Then at 1pm it’s off to St Vincent’s Hospital. Sirdan and I are having lunch with Lord Malcolm — I did see him yesterday — at a Thai restaurant near the hospital.

So no church for me today, but a special day nonetheless.

My past catches up

25 APR 2006

Got this email.

Hi Neil,

I was a former student of yours at Sydney Boys High. Perhaps you still remember my name. I certainly remember most of the stories you told us in English class, e.g. the fellow you met as a child named ‘Rear Admiral Sir Leighton Bracegirdle’. I also remember your recital of Caedmon’s hymn with proper old English pronunciation.

To cut a long story short, I am now working as a Computer Systems Engineer in the city and I am still in the office. I decided to do what I do whenever I am bored – an unclaimed money search.

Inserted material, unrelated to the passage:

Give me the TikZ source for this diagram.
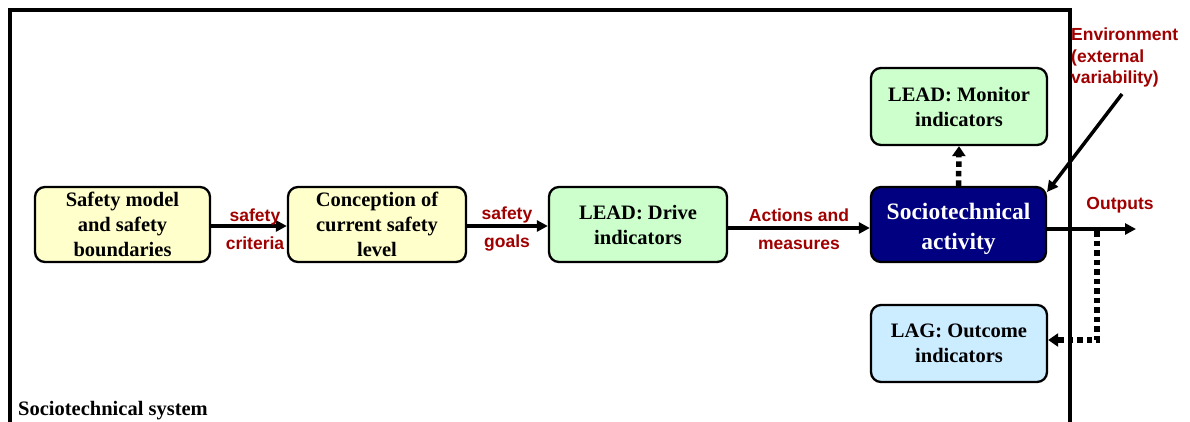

Do you by any chance have ‘Thomas’ as a middle name? If so, the NSW Office of State Revenue has $76.80 of your money. Even if it’s not you, it should mean something that I thought of you when thinking of people to look up.

Indeed it does; but my middle name is not Thomas. Thanks, V.L. This sort of thing happens from time to time. 🙂

And look what intellectual stuff I taught in class, even if at that time — it was during John Howard’s first term — the reactionaries were bleating about dumbed-down syllabuses just as much as they do today! Pests.

Oh, and I didn’t meet the Rear Admiral: he spoke to us at a school assembly, possibly for Anzac Day.